Landstuhl’s Dustoff troops deploy one last time

Story and photo by Rick Scavetta
U.S. Army Garrison Rheinland-Pfalz
Soldiers from Company C, 1st Battalion, 214th Aviation Regiment bow their heads during the chaplain’s prayer inside the aircraft hangar at the Landstuhl heliport.
Soldiers from Company C, 1st Battalion, 214th Aviation Regiment bow their heads during the chaplain’s prayer inside the aircraft hangar at the Landstuhl heliport.

Soldiers from Company C, 1st Battalion, 214th Aviation Regiment, embraced their families and friends before getting on the bus to deploy.

A detachment from the helicopter medical evacuation unit, led by Capt. Michael Chase, will spend the next few months in Kuwait, supporting Operation Enduring Freedom.
During the April 28 departure ceremony, Preslee Kautzmann, a toddler, played with a plush bear dressed in gray Army camouflage like the uniform her father, Chief Warrant Officer Colter Kautzmann, wears when piloting a Black Hawk helicopter. Her mom, Sara Kautzmann, maintained a smile during the ceremony. It was afterward, in the parking lot where families waved to the busload of troops, that emotions surfaced.

“This is deployment No. 1 for us,” Sara Kautzmann said. “It didn’t hit us until we saw him get on the bus and drive away. That’s when it kind of hits you, ‘He’s leaving.’”

When the national anthem played, Justine Aubrey and her three daughters covered their hearts. Raised in an Army family, Aubrey first saw her husband, Sgt. Daniel Bateson, deploy to Afghanistan with the 82nd Airborne Division. Now he’s leaving for a shorter tour in Kuwait.

“Going through it as a child is a completely different dynamic,” Aubrey said. “I have a new found appreciation for what my mom went through.”

Activities offered by U.S. Army Garrison Rheinland-Pfalz’s directorate of Family and Morale, Welfare and Recreation help families of deployed Soldiers, Aubrey said. Her daughters recently took part in a spring break camp and are looking forward to summer camps.

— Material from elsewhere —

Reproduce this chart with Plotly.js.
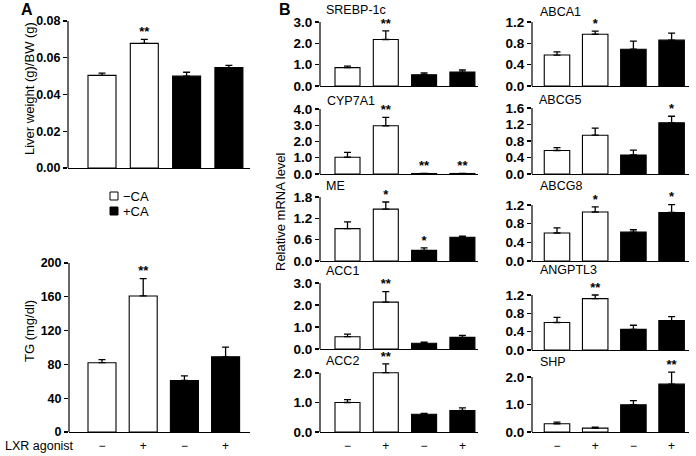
<!DOCTYPE html>
<html><head><meta charset="utf-8">
<script src="https://cdn.plot.ly/plotly-3.0.1.min.js"></script>
<style>html,body{margin:0;padding:0;background:#fff}#chart{width:696px;height:456px}</style>
</head><body><div id="chart"></div>
<script>
// ---------------- data ----------------
const groupLabels = ['−', '+', '−', '+'];
const groupX = [0, 1, 2, 3];
const legendLabels = ['−CA', '+CA'];
const xTitle = 'LXR agonist';

const liverWeight    = [0.0504, 0.0678, 0.0500, 0.0546];
const liverWeightErr = [0.0012, 0.0022, 0.0021, 0.0013];
const liverWeightSig = ['', '**', '', ''];

const tg    = [82, 161, 61, 89];
const tgErr = [3.6, 20.6, 5.5, 11.4];
const tgSig = ['', '**', '', ''];

const srebp1c    = [0.86, 2.18, 0.53, 0.65];
const srebp1cErr = [0.07, 0.40, 0.08, 0.10];
const srebp1cSig = ['', '**', '', ''];

const cyp7a1    = [1.03, 2.97, 0.03, 0.03];
const cyp7a1Err = [0.30, 0.52, 0.01, 0.01];
const cyp7a1Sig = ['', '**', '**', '**'];

const me    = [0.91, 1.46, 0.30, 0.67];
const meErr = [0.19, 0.20, 0.07, 0.03];
const meSig = ['', '*', '*', ''];

const acc1    = [0.56, 2.13, 0.26, 0.53];
const acc1Err = [0.12, 0.48, 0.05, 0.09];
const acc1Sig = ['', '**', '', ''];

const acc2    = [1.00, 2.01, 0.60, 0.73];
const acc2Err = [0.10, 0.30, 0.03, 0.09];
const acc2Sig = ['', '**', '', ''];

const abca1    = [0.58, 0.97, 0.69, 0.86];
const abca1Err = [0.06, 0.06, 0.15, 0.13];
const abca1Sig = ['', '*', '', ''];

const abcg5    = [0.57, 0.94, 0.46, 1.24];
const abcg5Err = [0.07, 0.17, 0.12, 0.16];
const abcg5Sig = ['', '', '', '*'];

const abcg8    = [0.60, 1.05, 0.62, 1.04];
const abcg8Err = [0.11, 0.11, 0.05, 0.17];
const abcg8Sig = ['', '*', '', '*'];

const angptl3    = [0.60, 1.12, 0.45, 0.64];
const angptl3Err = [0.11, 0.08, 0.09, 0.09];
const angptl3Sig = ['', '**', '', ''];

const shp    = [0.30, 0.14, 0.99, 1.74];
const shpErr = [0.06, 0.04, 0.15, 0.44];
const shpSig = ['', '', '', '**'];

const noMinus = [0, 0, 0, 0];

// ---------------- styles / layout geometry ----------------
const W = 696, H = 456;
const FONT = 'Liberation Sans, Arial, Helvetica, sans-serif';
const fills = ['#ffffff', '#ffffff', '#000000', '#000000'];
const EXT = 24; // extra headroom (px) above the top tick so error bars/stars are not clipped

const panels = [
  {name:'', y:liverWeight, e:liverWeightErr, s:liverWeightSig, max:0.08, dtick:0.02, fmt:'.2f',
   top:21, bot:168, left:68, right:250, c0:102, sp:42.3, bw:28, tf:12.5, xlab:false},
  {name:'', y:tg, e:tgErr, s:tgSig, max:200, dtick:40, fmt:'d',
   top:263, bot:432, left:69, right:250, c0:102, sp:41.2, bw:28, tf:12.5, xlab:true},
  {name:'SREBP-1c', y:srebp1c, e:srebp1cErr, s:srebp1cSig, max:3, dtick:1, fmt:'.1f',
   top:22, bot:86, left:320, right:478, c0:347.5, sp:38.3, bw:25, tf:13.5, xlab:false, ty:10, tx:324},
  {name:'CYP7A1', y:cyp7a1, e:cyp7a1Err, s:cyp7a1Sig, max:4, dtick:1, fmt:'.1f',
   top:109, bot:174, left:320, right:478, c0:347.5, sp:38.3, bw:25, tf:13.5, xlab:false, ty:101, tx:325},
  {name:'ME', y:me, e:meErr, s:meSig, max:1.8, dtick:0.6, fmt:'.1f',
   top:197, bot:261, left:320, right:478, c0:347.5, sp:38.3, bw:25, tf:13.5, xlab:false, ty:185.5, tx:324},
  {name:'ACC1', y:acc1, e:acc1Err, s:acc1Sig, max:3, dtick:1, fmt:'.1f',
   top:283, bot:349, left:320, right:478, c0:347.5, sp:38.3, bw:25, tf:13.5, xlab:false, ty:271, tx:324},
  {name:'ACC2', y:acc2, e:acc2Err, s:acc2Sig, max:2, dtick:1, fmt:'.1f',
   top:373, bot:432, left:320, right:478, c0:347.5, sp:38.3, bw:25, tf:13.5, xlab:true, ty:361, tx:324},
  {name:'ABCA1', y:abca1, e:abca1Err, s:abca1Sig, max:1.2, dtick:0.4, fmt:'.1f',
   top:22, bot:86, left:532, right:689, c0:557, sp:38.2, bw:25.5, tf:13.5, xlab:false, ty:12, tx:538},
  {name:'ABCG5', y:abcg5, e:abcg5Err, s:abcg5Sig, max:1.6, dtick:0.4, fmt:'.1f',
   top:108, bot:174, left:532, right:689, c0:557, sp:38.2, bw:25.5, tf:13.5, xlab:false, ty:100, tx:537},
  {name:'ABCG8', y:abcg8, e:abcg8Err, s:abcg8Sig, max:1.2, dtick:0.4, fmt:'.1f',
   top:205, bot:261, left:532, right:689, c0:557, sp:38.2, bw:25.5, tf:13.5, xlab:false, ty:185.5, tx:538},
  {name:'ANGPTL3', y:angptl3, e:angptl3Err, s:angptl3Sig, max:1.2, dtick:0.4, fmt:'.1f',
   top:295, bot:350, left:532, right:689, c0:557, sp:38.2, bw:25.5, tf:13.5, xlab:false, ty:270, tx:538},
  {name:'SHP', y:shp, e:shpErr, s:shpSig, max:2, dtick:1, fmt:'.1f',
   top:377, bot:432, left:532, right:689, c0:557, sp:38.2, bw:25.5, tf:13.5, xlab:true, ty:362, tx:538}
];

const data = [];
const layout = {
  width: W, height: H,
  margin: {l:0, r:0, t:0, b:0},
  paper_bgcolor: '#fff', plot_bgcolor: 'rgba(0,0,0,0)',
  showlegend: false,
  font: {family: FONT, color: '#000'},
  annotations: [], shapes: []
};

panels.forEach((p, i) => {
  const k = i === 0 ? '' : String(i + 1);
  const xa = 'x' + k, ya = 'y' + k;
  const topExt = Math.max(1, p.top - EXT);
  const rangeMax = p.max * (p.bot - topExt) / (p.bot - p.top);
  const nT = Math.round(p.max / p.dtick);
  const tv = [];
  for (let t = 0; t <= nT; t++) tv.push(t * p.dtick);

  data.push({
    type: 'bar', x: groupX, y: p.y, xaxis: xa, yaxis: ya,
    width: p.bw / p.sp,
    marker: {color: fills, line: {color: '#000', width: 1.1}},
    error_y: {type: 'data', symmetric: false, array: p.e, arrayminus: noMinus,
              color: '#000', thickness: 1.3, width: 3.5},
    cliponaxis: false, hoverinfo: 'skip'
  });
  data.push({
    type: 'scatter', mode: 'text', x: groupX,
    y: p.y.map((v, j) => v + p.e[j]),
    text: p.s, textposition: 'top center',
    textfont: {family: FONT, size: 13, weight: 'bold', color: '#000'},
    xaxis: xa, yaxis: ya, cliponaxis: false, hoverinfo: 'skip'
  });
  layout['xaxis' + k] = {
    domain: [p.left / W, p.right / W],
    range: [(p.left - p.c0) / p.sp, (p.right - p.c0) / p.sp],
    anchor: ya, showline: true, linecolor: '#000', linewidth: 1.2,
    showgrid: false, zeroline: false, ticks: '', fixedrange: true,
    tickvals: groupX, ticktext: groupLabels, showticklabels: p.xlab,
    ticklabelstandoff: 2,
    tickfont: {family: FONT, size: 12, color: '#000'}
  };
  layout['yaxis' + k] = {
    domain: [1 - p.bot / H, 1 - topExt / H],
    range: [0, rangeMax], tickmode: 'array', tickvals: tv, tickformat: p.fmt,
    anchor: xa, showline: false,
    showgrid: false, zeroline: false, ticks: 'outside', ticklen: 4, tickwidth: 1.1,
    tickcolor: '#000', fixedrange: true,
    tickfont: {family: FONT, size: p.tf, weight: 'bold', color: '#000'}
  };
  // y axis line only up to the top tick
  layout.shapes.push({
    type: 'line', xref: xa + ' domain', yref: ya, x0: 0, x1: 0, y0: 0, y1: p.max,
    line: {color: '#000', width: 1.2}
  });
  if (p.name) {
    layout.annotations.push({
      text: p.name, xref: 'paper', yref: 'paper', x: p.tx / W, y: 1 - p.ty / H,
      xanchor: 'left', yanchor: 'middle', showarrow: false,
      font: {family: FONT, size: 12.5, color: '#000'}
    });
  }
});

function ann(text, x, y, opts) {
  layout.annotations.push(Object.assign({
    text: text, xref: 'paper', yref: 'paper', x: x / W, y: 1 - y / H,
    showarrow: false, xanchor: 'center', yanchor: 'middle',
    font: {family: FONT, size: 13, color: '#000'}
  }, opts || {}));
}
ann('A', 27, 10, {font: {family: FONT, size: 16, weight: 'bold', color: '#000'}});
ann('B', 285, 10, {font: {family: FONT, size: 16, weight: 'bold', color: '#000'}});
ann('Liver weight (g)/BW (g)', 29, 89, {textangle: -90});
ann('TG (mg/dl)', 29, 331, {textangle: -90});
ann('Relative mRNA level', 280, 212, {textangle: -90});
ann(xTitle, 3, 446, {xanchor: 'left', font: {family: FONT, size: 12.5, color: '#000'}});

// legend
const legendRows = [196, 211];
legendLabels.forEach((lab, j) => {
  layout.shapes.push({
    type: 'rect', xref: 'paper', yref: 'paper',
    x0: 110 / W, x1: 118 / W, y0: 1 - (legendRows[j] + 4) / H, y1: 1 - (legendRows[j] - 4) / H,
    fillcolor: j === 0 ? '#fff' : '#000', line: {color: '#000', width: 1}
  });
  ann(lab, 121, legendRows[j], {xanchor: 'left'});
});

Plotly.newPlot('chart', data, layout, {staticPlot: true, displayModeBar: false});
</script>
</body></html>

“MWR always  has amazing opportunities that we’re afforded. I think they are even more important overseas, because we are so far away from our loved ones,” Aubrey said. “It’s great when you are trying to cope with not having your other parent here. It’s a wonderful, healthy outlet for them.”

Single Soldiers, like Sgt. Charles Milazzo, 27, a crew chief from Denver, have other concerns. When he last deployed to Afghanistan, a friend fed beer to his cactus.

“The plant is still around. We’ve passed it around the barracks,” Milazzo said. “One of my friends is watching the cactus while I go back out there.”

This is likely Company C’s last deployment from Landstuhl, as the unit is slated to move to Grafenwöhr in the coming year, said the company commander, Maj. Jesse Delgado.
Army medical evacuation helicopters have flown from the hilltop behind Landstuhl since 1952, Delgado said.

Company C’s lineage dates back to 1968 in Vietnam. In 1989, the unit moved to Landstuhl as the 236th Medical Company (Air Ambulance), deploying to Southwest Asia for Operation Desert Storm and Bosnia for Operation Joint Endeavor. They also supported disaster relief operations in Europe. In 2004 and 2007, the unit served in Iraq.

The 236th furled its colors, and the unit became Company C, 1-214th Aviation Regiment. Two years ago the unit’s Soldiers deployed to Afghanistan.

“In the European theater and this side of the world, this unit has been in every major operation,” Delgado said. “This is the culminating event.”